While the Federal Trade Commission is being criticized by some healthcare associations for being too assertive in banning noncompete agreements, a new study in the journal American Economic Review suggests that lax enforcement of antitrust laws by the FTC has led to reduced competition and higher prices for hospital care.

The study, co-authored by Yale University economist Zack Cooper, Ph.D., and conducted in collaboration with researchers at Harvard, the University of Chicago, and the University of Wisconsin-Madison, found that of 1,164 mergers among the nation’s approximately 5,000 acute-care hospitals that occurred in the United States from 2000 to 2020, the FTC challenged only 13 of them — an enforcement rate of about 1 percent.

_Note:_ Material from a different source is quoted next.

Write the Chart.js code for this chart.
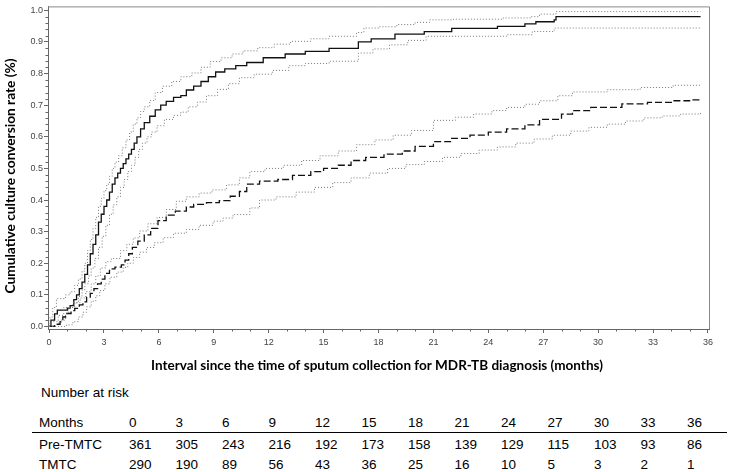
<!DOCTYPE html>
<html>
<head>
<meta charset="utf-8">
<script src="https://cdn.jsdelivr.net/npm/chart.js@4/dist/chart.umd.min.js"></script>
<style>
  html, body { margin: 0; padding: 0; background: #fff; }
  #wrap { position: relative; width: 730px; height: 472px; overflow: hidden; }
  #c { position: absolute; left: 0; top: 0; }
  .t { position: absolute; font-family: "Liberation Sans", Arial, sans-serif; font-size: 13.5px; color: #000; white-space: nowrap; line-height: 1; }
  #rule { position: absolute; left: 32px; width: 695px; top: 432px; height: 0; border-top: 1.5px solid #000; }
</style>
</head>
<body>
<div id="wrap">
  <canvas id="c" width="730" height="375"></canvas>
  <div id="table"></div>
  <div id="rule"></div>
</div>
<script>
// ---------- data ----------
const xTicks = [0, 3, 6, 9, 12, 15, 18, 21, 24, 27, 30, 33, 36];
const yTicks = [0, 0.1, 0.2, 0.3, 0.4, 0.5, 0.6, 0.7, 0.8, 0.9, 1.0];

const preTime = [0,0.1,0.3,0.45,1.0,1.15,1.35,1.5,1.65,1.8,1.95,2.1,2.25,2.4,2.55,2.7,2.85,3.0,3.15,3.3,3.45,3.6,3.75,3.9,4.05,4.2,4.35,4.5,4.65,4.8,5.0,5.2,5.5,5.8,6.1,6.4,6.8,7.2,7.5,7.9,8.3,8.7,9.1,9.6,10.2,10.8,11.7,12.9,14.0,15.3,16.9,17.6,18.9,20.5,22.0,24.5,26.0,26.6,27.6,27.7,35.6];
const preRate = [0,0.02,0.04,0.052,0.058,0.066,0.085,0.1,0.12,0.14,0.165,0.195,0.23,0.26,0.29,0.33,0.355,0.38,0.4,0.425,0.45,0.47,0.485,0.5,0.515,0.53,0.545,0.56,0.58,0.6,0.625,0.645,0.665,0.685,0.7,0.712,0.725,0.73,0.748,0.76,0.775,0.79,0.805,0.815,0.825,0.835,0.85,0.862,0.87,0.88,0.9,0.91,0.925,0.933,0.943,0.949,0.957,0.964,0.97,0.98,0.98];

const preUpTime = [0,0.05,0.2,0.4,0.9,1.15,1.4,1.6,1.8,1.95,2.1,2.25,2.4,2.55,2.7,2.85,3.0,3.15,3.3,3.45,3.6,3.8,4.0,4.2,4.4,4.6,4.8,5.0,5.2,5.5,5.8,6.2,6.7,7.2,7.8,8.3,8.8,9.4,10.0,10.6,11.4,12.3,13.2,14.3,15.3,16.8,17.2,18.0,19.0,20.0,20.8,22.1,24.8,26.3,26.8,27.7,35.6];
const preUpRate = [0,0.03,0.06,0.088,0.1,0.11,0.13,0.15,0.175,0.2,0.24,0.275,0.31,0.345,0.38,0.405,0.43,0.45,0.475,0.5,0.52,0.54,0.565,0.59,0.615,0.64,0.66,0.68,0.695,0.715,0.74,0.76,0.775,0.79,0.802,0.82,0.838,0.85,0.862,0.872,0.882,0.893,0.902,0.91,0.918,0.93,0.944,0.948,0.955,0.962,0.97,0.972,0.976,0.98,0.988,0.996,0.996];

const preLoTime = [0,0.4,0.6,0.9,1.05,1.4,1.6,1.8,1.95,2.15,2.3,2.5,2.7,2.9,3.1,3.3,3.5,3.7,3.9,4.1,4.3,4.5,4.7,4.9,5.1,5.35,5.6,5.9,6.3,6.8,7.2,7.6,8.1,8.6,9.2,9.8,10.4,11.2,12.2,13.1,14.0,15.3,16.9,17.7,18.6,19.6,20.6,22.1,25.0,26.4,27.6,35.6];
const preLoRate = [0,0.01,0.02,0.04,0.06,0.075,0.095,0.115,0.135,0.16,0.185,0.215,0.25,0.285,0.32,0.355,0.385,0.41,0.44,0.465,0.49,0.51,0.535,0.56,0.58,0.6,0.615,0.635,0.655,0.668,0.678,0.695,0.71,0.73,0.75,0.768,0.787,0.798,0.81,0.825,0.832,0.839,0.865,0.878,0.891,0.905,0.918,0.918,0.923,0.933,0.944,0.944];

const tmtcTime = [0,0.3,0.6,0.75,0.9,1.2,1.4,1.65,1.85,2.05,2.25,2.45,2.65,2.85,3.05,3.3,3.6,3.95,4.15,4.35,4.55,4.85,5.2,5.55,5.95,6.4,6.9,7.5,7.9,8.6,9.3,9.9,10.4,10.8,11.5,12.5,13.3,14.3,15.0,15.8,16.5,17.3,18.3,19.3,20.0,21.0,22.0,23.0,24.0,25.0,26.0,26.8,28.0,28.6,29.6,31.3,32.7,34.0,35.0,35.6];
const tmtcRate = [0,0.007,0.015,0.03,0.041,0.05,0.057,0.068,0.078,0.093,0.105,0.12,0.135,0.15,0.168,0.182,0.188,0.195,0.21,0.23,0.25,0.27,0.29,0.31,0.335,0.352,0.365,0.378,0.386,0.392,0.398,0.412,0.427,0.45,0.46,0.465,0.478,0.49,0.5,0.51,0.525,0.535,0.545,0.555,0.57,0.585,0.595,0.605,0.615,0.625,0.638,0.655,0.672,0.683,0.693,0.704,0.709,0.714,0.717,0.717];

const tmtcUpTime = [0,0.1,0.5,0.8,1.3,1.7,2.0,2.3,2.55,2.8,3.1,3.4,3.9,4.25,4.6,4.95,5.4,5.9,6.4,6.95,7.5,8.2,8.9,9.7,10.4,10.97,11.8,12.8,13.8,14.8,15.8,16.8,17.8,18.8,19.8,21.0,22.2,23.2,24.2,25.0,26.0,26.8,27.8,28.6,30.5,32.3,34.1,35.6];
const tmtcUpRate = [0,0.015,0.035,0.06,0.075,0.09,0.11,0.135,0.16,0.185,0.205,0.215,0.24,0.26,0.28,0.302,0.325,0.345,0.37,0.396,0.41,0.422,0.432,0.448,0.47,0.49,0.5,0.51,0.525,0.54,0.555,0.575,0.59,0.605,0.62,0.652,0.662,0.672,0.683,0.693,0.703,0.714,0.73,0.742,0.749,0.756,0.763,0.766];

const tmtcLoTime = [0,0.95,1.3,1.6,1.85,2.05,2.3,2.55,2.77,3.05,3.32,3.7,4.05,4.3,4.6,4.95,5.32,5.75,6.23,6.8,7.5,8.2,8.96,9.5,10.05,10.97,11.5,12.4,13.5,14.5,15.5,16.5,17.5,18.5,19.5,20.5,21.5,22.5,23.5,24.5,25.5,26.5,27.5,28.5,29.5,30.5,31.5,32.5,33.5,34.5,35.6];
const tmtcLoRate = [0,0.005,0.015,0.03,0.045,0.062,0.08,0.097,0.114,0.135,0.156,0.172,0.187,0.2,0.218,0.235,0.25,0.265,0.281,0.295,0.307,0.32,0.333,0.343,0.354,0.375,0.4,0.41,0.425,0.44,0.455,0.47,0.485,0.5,0.512,0.522,0.535,0.547,0.558,0.568,0.58,0.593,0.605,0.618,0.63,0.64,0.65,0.66,0.666,0.672,0.678];

const riskMonths = ["0","3","6","9","12","15","18","21","24","27","30","33","36"];
const riskPre = [361,305,243,216,192,173,158,139,129,115,103,93,86];
const riskTmtc = [290,190,89,56,43,36,25,16,10,5,3,2,1];

const xTitle = "Interval since the time of sputum collection for MDR-TB diagnosis (months)";
const yTitle = "Cumulative culture conversion rate (%)";

// ---------- helpers ----------
function pts(t, v) {
  const n = Math.min(t.length, v.length);
  const out = [];
  for (let i = 0; i < n; i++) out.push({ x: t[i], y: v[i] });
  return out;
}

const AXIS = '#666';
const TITLE_FAMILY = 'Lato, "Open Sans", sans-serif';

function fitFont(ctx, text, targetWidth) {
  ctx.font = 'bold 14px ' + TITLE_FAMILY;
  const w = ctx.measureText(text).width || targetWidth;
  const size = 14 * targetWidth / w;
  return 'bold ' + size.toFixed(2) + 'px ' + TITLE_FAMILY;
}

const framePlugin = {
  id: 'frame',
  afterDraw(chart) {
    const { ctx, chartArea: a, scales } = chart;
    ctx.save();
    // frame (top & right)
    ctx.strokeStyle = '#888';
    ctx.lineWidth = 1;
    ctx.beginPath();
    ctx.moveTo(a.left, a.top + 0.5);
    ctx.lineTo(a.right + 0.5, a.top + 0.5);
    ctx.lineTo(a.right + 0.5, a.bottom);
    ctx.stroke();
    // minor ticks
    ctx.strokeStyle = AXIS;
    ctx.beginPath();
    for (let m = 1; m < 36; m++) {
      if (m % 3 === 0) continue;
      const px = Math.round(scales.x.getPixelForValue(m)) + 0.5;
      ctx.moveTo(px, a.bottom);
      ctx.lineTo(px, a.bottom + 2.5);
    }
    for (let k = 1; k < 50; k++) {
      if (k % 5 === 0) continue;
      const py = Math.round(scales.y.getPixelForValue(k * 0.02)) + 0.5;
      ctx.moveTo(a.left, py);
      ctx.lineTo(a.left - 2.5, py);
    }
    ctx.stroke();
    // axis titles
    ctx.fillStyle = '#000';
    ctx.textAlign = 'center';
    ctx.textBaseline = 'middle';
    ctx.font = fitFont(ctx, xTitle, 452);
    ctx.fillText(xTitle, 377, 366);
    ctx.font = fitFont(ctx, yTitle, 235);
    ctx.translate(11, 176);
    ctx.rotate(-Math.PI / 2);
    ctx.fillText(yTitle, 0, 0);
    ctx.restore();
  }
};

new Chart(document.getElementById('c'), {
  type: 'line',
  data: {
    datasets: [
      { data: pts(preUpTime, preUpRate), borderColor: '#777', borderWidth: 1, borderDash: [1, 2] },
      { data: pts(preLoTime, preLoRate), borderColor: '#777', borderWidth: 1, borderDash: [1, 2] },
      { data: pts(tmtcUpTime, tmtcUpRate), borderColor: '#777', borderWidth: 1, borderDash: [1, 2] },
      { data: pts(tmtcLoTime, tmtcLoRate), borderColor: '#777', borderWidth: 1, borderDash: [1, 2] },
      { data: pts(preTime, preRate), borderColor: '#111', borderWidth: 1.3 },
      { data: pts(tmtcTime, tmtcRate), borderColor: '#111', borderWidth: 1.3, borderDash: [7, 3] }
    ]
  },
  options: {
    responsive: false,
    animation: false,
    devicePixelRatio: 1,
    layout: { padding: { left: 0, top: 3, right: 21, bottom: 0 } },
    elements: { point: { radius: 0 }, line: { stepped: true, fill: false, tension: 0 } },
    plugins: { legend: { display: false }, tooltip: { enabled: false } },
    scales: {
      x: {
        type: 'linear',
        min: -0.06, max: 36.06,
        afterBuildTicks(s) { s.ticks = xTicks.map(v => ({ value: v })); },
        afterFit(s) { s.height = 46; },
        grid: { drawOnChartArea: false, drawTicks: true, tickLength: 4, color: AXIS, tickColor: AXIS },
        border: { display: true, color: AXIS, width: 1 },
        ticks: { font: { family: '"Liberation Sans", Arial, sans-serif', size: 9 }, color: '#444', padding: 4, maxRotation: 0, autoSkip: false, callback: v => String(v) }
      },
      y: {
        type: 'linear',
        min: -0.008, max: 1.0125,
        afterBuildTicks(s) { s.ticks = yTicks.map(v => ({ value: v })); },
        afterFit(s) { s.width = 48; },
        grid: { drawOnChartArea: false, drawTicks: true, tickLength: 4, color: AXIS, tickColor: AXIS },
        border: { display: true, color: AXIS, width: 1 },
        ticks: { font: { family: '"Liberation Sans", Arial, sans-serif', size: 9 }, color: '#444', padding: 1, autoSkip: false, callback: v => Number(v).toFixed(1) }
      }
    }
  },
  plugins: [framePlugin]
});

// ---------- number-at-risk table ----------
(function () {
  const box = document.getElementById('table');
  function put(text, x, y) {
    const d = document.createElement('div');
    d.className = 't';
    d.textContent = text;
    d.style.left = x + 'px';
    d.style.top = (y - 7) + 'px';
    box.appendChild(d);
  }
  put('Number at risk', 41, 393);
  const rows = [['Months', riskMonths, 423], ['Pre-TMTC', riskPre, 445], ['TMTC', riskTmtc, 465]];
  rows.forEach(([label, vals, y]) => {
    put(label, 39, y);
    vals.forEach((v, i) => put(String(v), 129 + i * 46.5, y));
  });
})();
</script>
</body>
</html>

The research suggests that the FTC, using standard screening tools available to the agency during that period, could have flagged 20 percent of the mergers — 238 transactions — as likely to cause reduced competition and increase prices.

Using data on the prices that hospitals negotiate with private insurers, the researchers found that mergers the FTC could have challenged as predictably anti-competitive between 2010 and 2015 eventually led to price increases of 5 percent or more.

“It is plainly clear that there has been under-enforcement of antitrust laws in the hospital sector,” said Cooper, an associate professor of health policy at the Yale School of Public Health and of economics in Yale’s Faculty of Arts and Sciences, in a statement. “We show that about 20 percent of hospital mergers from 2002 to 2020 could have been easily predicted to increase concentration, lessen competition, and raise prices.

“Since 2000, hospital prices have grown faster than prices in any other sector of the economy,” Cooper added. “The average price of an inpatient admission is now nearly $25,000. We need to be doing more to preserve competition in U.S. hospital markets.”

Another new study in the journal Health Services Research looked at the impacts of cross-market hospital mergers on commercial prices and measures of quality. Noting that the FTC has not challenged a cross-market hospital merger, the researchers found that six years after acquisition, cross-market hospital mergers had increased acquirer prices by 12.9 percent relative to control hospitals, but had no discernible impact on mortality and readmission rates for heart failure, heart attacks and pneumonia.  

The researchers said that additional evidence on the price and quality effects of cross-market mergers is needed at a time when over half of recent hospital mergers have been cross-market.